BTW eighty-eight percent of respondents to the city’s widely publicized tree protection bylaw amendments were in favour; see graphs attached to this post.

Where the CVDC chooses to look at the cost of a tree protection bylaw, it is most interesting and informative to look at some of the benefits of the retention of trees within a municipality:

Urban trees:

  • absorb air borne pollutants, such as ozone, nitrogen oxides and sulphur dioxide while filtering particulate matter, such as dust, ash, pollen and smoke.
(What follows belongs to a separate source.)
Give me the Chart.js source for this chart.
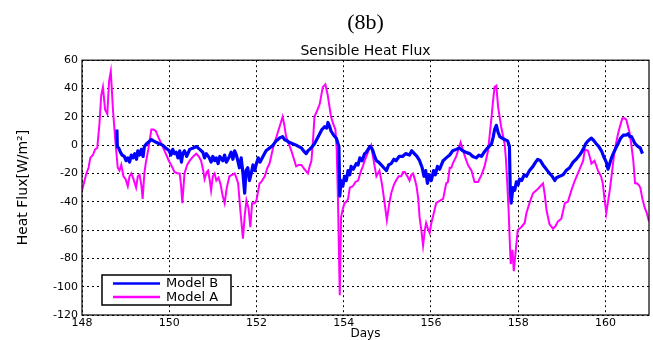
<!DOCTYPE html>
<html>
<head>
<meta charset="utf-8">
<script src="https://cdn.jsdelivr.net/npm/chart.js@4.4.1/dist/chart.umd.min.js"></script>
<style>
  html, body { margin: 0; padding: 0; background: #ffffff; }
  #wrap { width: 653px; height: 340px; }
</style>
</head>
<body>
<div id="wrap"><canvas id="c" width="653" height="340"></canvas></div>
<script>
// ---- Data ----
const xTicks = [148, 150, 152, 154, 156, 158, 160];
const yTicks = [-120, -100, -80, -60, -40, -20, 0, 20, 40, 60];

// Model A (magenta)
const modelADays = [148.00,148.05,148.10,148.15,148.19,148.25,148.30,148.35,148.40,148.44,148.48,148.53,148.58,148.62,148.66,148.71,148.77,148.82,148.86,148.90,148.95,149.00,149.05,149.09,149.13,149.17,149.24,149.28,149.32,149.36,149.39,149.43,149.46,149.52,149.59,149.64,149.69,149.76,149.85,149.92,149.99,150.06,150.12,150.20,150.24,150.27,150.30,150.35,150.41,150.47,150.55,150.62,150.68,150.73,150.78,150.81,150.86,150.89,150.93,150.96,151.00,151.04,151.08,151.13,151.18,151.22,151.27,151.32,151.38,151.44,151.50,151.55,151.58,151.63,151.69,151.73,151.77,151.82,151.86,151.90,151.96,152.00,152.07,152.11,152.19,152.25,152.30,152.38,152.45,152.53,152.60,152.64,152.68,152.74,152.80,152.86,152.91,152.97,153.03,153.10,153.18,153.22,153.26,153.30,153.33,153.40,153.45,153.52,153.58,153.63,153.67,153.71,153.76,153.81,153.84,153.87,153.91,153.94,153.98,154.02,154.06,154.10,154.14,154.21,154.27,154.33,154.40,154.44,154.48,154.52,154.58,154.63,154.67,154.71,154.75,154.82,154.88,154.93,154.99,155.04,155.09,155.15,155.20,155.26,155.32,155.36,155.40,155.46,155.51,155.55,155.59,155.63,155.67,155.71,155.74,155.78,155.82,155.86,155.89,155.93,155.97,156.01,156.05,156.12,156.16,156.22,156.28,156.35,156.39,156.43,156.47,156.50,156.58,156.62,156.68,156.73,156.79,156.85,156.93,157.00,157.08,157.16,157.23,157.31,157.35,157.39,157.43,157.46,157.50,157.54,157.61,157.69,157.72,157.75,157.78,157.80,157.83,157.87,157.90,157.94,157.99,158.07,158.15,158.19,158.26,158.34,158.45,158.57,158.61,158.65,158.72,158.80,158.86,158.91,158.99,159.07,159.14,159.22,159.30,159.41,159.49,159.53,159.60,159.64,159.68,159.75,159.83,159.90,159.94,159.98,160.02,160.06,160.10,160.14,160.21,160.29,160.35,160.39,160.44,160.48,160.52,160.56,160.60,160.64,160.68,160.72,160.76,160.80,160.85,160.90,160.95,161.00];
const modelAFlux = [-32,-26,-20,-16,-9,-7,-3,-2,15,35,41,25,22,45,52,25,1,-16,-18,-14,-22,-24,-29,-22,-20,-23,-30,-22,-21,-28,-38,-20,-13,-3,11,11,10,5,-1,-6,-11,-15,-19,-20,-20,-28,-41,-20,-14,-11,-8,-6,-8,-11,-18,-24,-19,-18,-25,-32,-22,-20,-25,-23,-28,-35,-41,-30,-22,-21,-20,-24,-27,-46,-66,-50,-39,-45,-58,-41,-41,-39,-27,-26,-22,-16,-13,-2,5,13,20,14,6,1,-4,-10,-15,-14,-14,-17,-20,-15,-11,5,20,25,29,41,43,36,28,20,15,11,-3,-40,-106,-51,-45,-41,-40,-38,-30,-29,-26,-25,-18,-15,-11,-8,-3,0,-8,-15,-22,-18,-28,-39,-53,-42,-34,-28,-25,-22,-22,-19,-19,-22,-25,-21,-20,-24,-29,-38,-51,-60,-71,-60,-55,-59,-62,-55,-50,-41,-40,-39,-38,-27,-26,-16,-16,-13,-8,-4,2,-3,-9,-14,-18,-26,-26,-21,-15,-4,8,20,33,41,42,27,13,1,-10,-27,-45,-62,-84,-74,-89,-76,-60,-58,-55,-48,-41,-34,-31,-27,-35,-46,-56,-59,-57,-54,-52,-41,-40,-32,-25,-17,-11,-3,-4,-8,-13,-11,-18,-22,-27,-38,-48,-40,-32,-22,-4,8,15,19,19,18,13,8,-1,-11,-27,-27,-28,-30,-38,-44,-48,-54];

// Model B (blue)
const modelBDays = [148.80,148.81,148.84,148.88,148.92,148.97,149.01,149.05,149.09,149.13,149.17,149.21,149.25,149.28,149.32,149.36,149.40,149.43,149.48,149.52,149.59,149.64,149.70,149.77,149.85,149.92,150.00,150.04,150.08,150.12,150.16,150.20,150.24,150.28,150.31,150.35,150.40,150.47,150.55,150.62,150.70,150.77,150.81,150.85,150.92,150.96,151.00,151.04,151.08,151.12,151.16,151.23,151.27,151.31,151.38,151.42,151.46,151.50,151.54,151.58,151.61,151.65,151.69,151.73,151.76,151.80,151.84,151.88,151.92,151.96,152.00,152.04,152.08,152.15,152.22,152.30,152.38,152.45,152.53,152.60,152.64,152.70,152.75,152.83,152.91,152.97,153.03,153.08,153.14,153.18,153.22,153.28,153.33,153.40,153.45,153.50,153.56,153.61,153.64,153.68,153.71,153.77,153.83,153.89,153.91,153.94,153.98,154.02,154.06,154.10,154.14,154.17,154.22,154.29,154.33,154.37,154.42,154.48,154.52,154.56,154.60,154.64,154.67,154.71,154.75,154.80,154.86,154.92,154.98,155.03,155.09,155.15,155.20,155.27,155.35,155.42,155.51,155.56,155.62,155.68,155.74,155.80,155.84,155.88,155.92,155.97,156.01,156.06,156.10,156.15,156.20,156.28,156.35,156.43,156.50,156.58,156.65,156.73,156.80,156.89,156.96,157.04,157.10,157.16,157.22,157.27,157.33,157.39,157.43,157.46,157.50,157.54,157.58,157.63,157.69,157.76,157.80,157.82,157.84,157.88,157.92,157.96,158.00,158.03,158.08,158.14,158.19,158.26,158.34,158.40,158.45,158.51,158.57,158.62,158.67,158.72,158.78,158.84,158.88,158.95,159.03,159.10,159.18,159.26,159.33,159.41,159.49,159.55,159.60,159.68,159.74,159.79,159.85,159.91,159.96,160.02,160.06,160.10,160.14,160.18,160.24,160.29,160.35,160.41,160.47,160.52,160.56,160.60,160.68,160.75,160.80,160.85];
const modelBFlux = [11,-1,-2,-5,-7,-8,-11,-9,-12,-7,-9,-6,-10,-4,-7,-3,-8,-1,1,2,4,3,2,1,0,-2,-4,-7,-3,-6,-5,-9,-4,-12,-6,-4,-8,-3,-2,-1,-3,-5,-9,-6,-9,-12,-8,-11,-9,-13,-8,-11,-7,-12,-8,-5,-10,-4,-7,-12,-16,-9,-20,-34,-18,-16,-25,-20,-14,-18,-13,-9,-12,-8,-4,-2,0,3,5,6,4,3,2,1,0,-1,-2,-4,-6,-4,-3,-1,1,5,8,11,13,12,16,13,10,7,5,-1,-36,-25,-29,-22,-25,-18,-21,-15,-17,-13,-14,-9,-11,-6,-5,-3,-1,-2,-4,-8,-11,-12,-14,-16,-18,-14,-13,-10,-11,-8,-8,-6,-7,-4,-6,-8,-11,-16,-22,-18,-27,-21,-25,-18,-21,-15,-17,-11,-9,-7,-4,-3,-2,-4,-5,-6,-8,-9,-7,-8,-5,-3,-1,1,6,11,14,9,6,5,4,3,-1,-34,-41,-30,-32,-26,-28,-24,-25,-21,-22,-18,-15,-12,-10,-11,-14,-16,-18,-20,-22,-25,-23,-22,-21,-18,-16,-12,-10,-7,-3,1,3,5,3,1,-1,-4,-8,-12,-17,-13,-9,-6,-2,1,5,7,7,8,6,6,1,-1,-2,-6];

const seriesNames = ['Model B', 'Model A'];
const seriesColors = ['#0000ff', '#ff00ff'];

const toPoints = (xs, ys) => xs.map((x, i) => ({ x: x, y: ys[i] }));

const SANS = '"DejaVu Sans", "Liberation Sans", sans-serif';

// Box around the plot and an in-plot legend (MATLAB style)
const matlabDecor = {
  id: 'matlabDecor',
  afterDraw(chart) {
    const ctx = chart.ctx;
    const a = chart.chartArea;
    ctx.save();
    ctx.strokeStyle = '#000';
    ctx.lineWidth = 1.2;
    ctx.strokeRect(a.left, a.top, a.right - a.left, a.bottom - a.top);

    // legend box
    const bx = a.left + 20, by = a.bottom - 40, bw = 129, bh = 30;
    ctx.fillStyle = '#fff';
    ctx.fillRect(bx, by, bw, bh);
    ctx.lineWidth = 1.5;
    ctx.strokeRect(bx, by, bw, bh);
    ctx.font = '13px ' + SANS;
    ctx.textBaseline = 'middle';
    ctx.textAlign = 'left';
    chart.data.datasets.forEach((ds, i) => {
      const ly = by + 8.5 + i * 13.5;
      ctx.strokeStyle = ds.borderColor;
      ctx.lineWidth = 2.5;
      ctx.beginPath();
      ctx.moveTo(bx + 11, ly);
      ctx.lineTo(bx + 58, ly);
      ctx.stroke();
      ctx.fillStyle = '#000';
      ctx.fillText(ds.label, bx + 64, ly + 0.5);
    });
    ctx.restore();
  }
};

new Chart(document.getElementById('c'), {
  type: 'line',
  data: {
    datasets: [
      { label: seriesNames[0], data: toPoints(modelBDays, modelBFlux), borderColor: seriesColors[0], backgroundColor: seriesColors[0], borderWidth: 3.2, borderJoinStyle: 'round', pointRadius: 0, tension: 0 },
      { label: seriesNames[1], data: toPoints(modelADays, modelAFlux), borderColor: seriesColors[1], backgroundColor: seriesColors[1], borderWidth: 2, pointRadius: 0, tension: 0 }
    ]
  },
  options: {
    responsive: false,
    animation: false,
    devicePixelRatio: 1,
    layout: { padding: { top: 2, right: 4, bottom: 0, left: 0 } },
    plugins: {
      legend: { display: false },
      tooltip: { enabled: false },
      title: {
        display: true, text: '(8b)', color: '#000', fullSize: false,
        font: { family: '"Liberation Serif", "Times New Roman", serif', size: 22, weight: 'normal', lineHeight: 1.2 },
        padding: { top: 8, bottom: 0 }
      },
      subtitle: {
        display: true, text: 'Sensible Heat Flux', color: '#000', fullSize: false,
        font: { family: SANS, size: 14, weight: 'normal', lineHeight: 1.2 },
        padding: { top: 7, bottom: 0 }
      }
    },
    scales: {
      x: {
        type: 'linear', min: 148, max: 161,
        afterBuildTicks: (s) => { s.ticks = xTicks.map(v => ({ value: v })); },
        afterFit: (s) => { s.height = 25; },
        ticks: { color: '#000', font: { family: SANS, size: 11 }, padding: 2, maxRotation: 0, autoSkip: false },
        grid: { color: '#000', lineWidth: 1, drawTicks: false },
        border: { display: false, dash: [2, 3] },
        title: { display: true, text: 'Days', color: '#000', font: { family: SANS, size: 12, lineHeight: 1 }, padding: { top: 0, bottom: 0 } }
      },
      y: {
        type: 'linear', min: -120, max: 60,
        afterBuildTicks: (s) => { s.ticks = yTicks.map(v => ({ value: v })); },
        afterFit: (s) => { s.width = 82; },
        ticks: { color: '#000', font: { family: SANS, size: 11 }, padding: 4, autoSkip: false },
        grid: { color: '#000', lineWidth: 1, drawTicks: false },
        border: { display: false, dash: [2, 3] },
        title: { display: true, text: 'Heat Flux[W/m²]', color: '#000', font: { family: SANS, size: 14, lineHeight: 1.2 }, padding: { top: 15, bottom: 0 } }
      }
    }
  },
  plugins: [matlabDecor]
});
</script>
</body>
</html>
Reduction in these pollutants results in improved health and reduces the severity of ozone-induced asthmatic responses.
  • absorb carbon dioxide at an approximate rate of 230 lbs per year per tree
  • produce enough oxygen each day for 18 people
  • moderate temperatures in both summer and winter leading to a more enjoyable ambience as well as lowering heating/cooling costs to the city and residences
  • provide food and nesting habitat for wildlife increasing the enjoyment of our communities
  • preserves essential fish habitat
  • enhance water conservation
  • stabilize soils and water courses from erosion—prevents flooding
  • enhance the enjoyment and attractiveness of the community

While CVDC starts its submission with an acknowledgement of the value of the urban forest, its criticisms of proposed amendments to Courtenay’s tree protection bylaw leave one with the distinct impression that trees are a nice amenity if you can have a few around without costing developers any inconvenience. However the perceptual problems with the CVDC presentation start with the very assumption that trees are a nice amenity. Trees are, in reality, the bedrock infrastructure on which an enjoyable, sustainable, healthy and affordable community are built.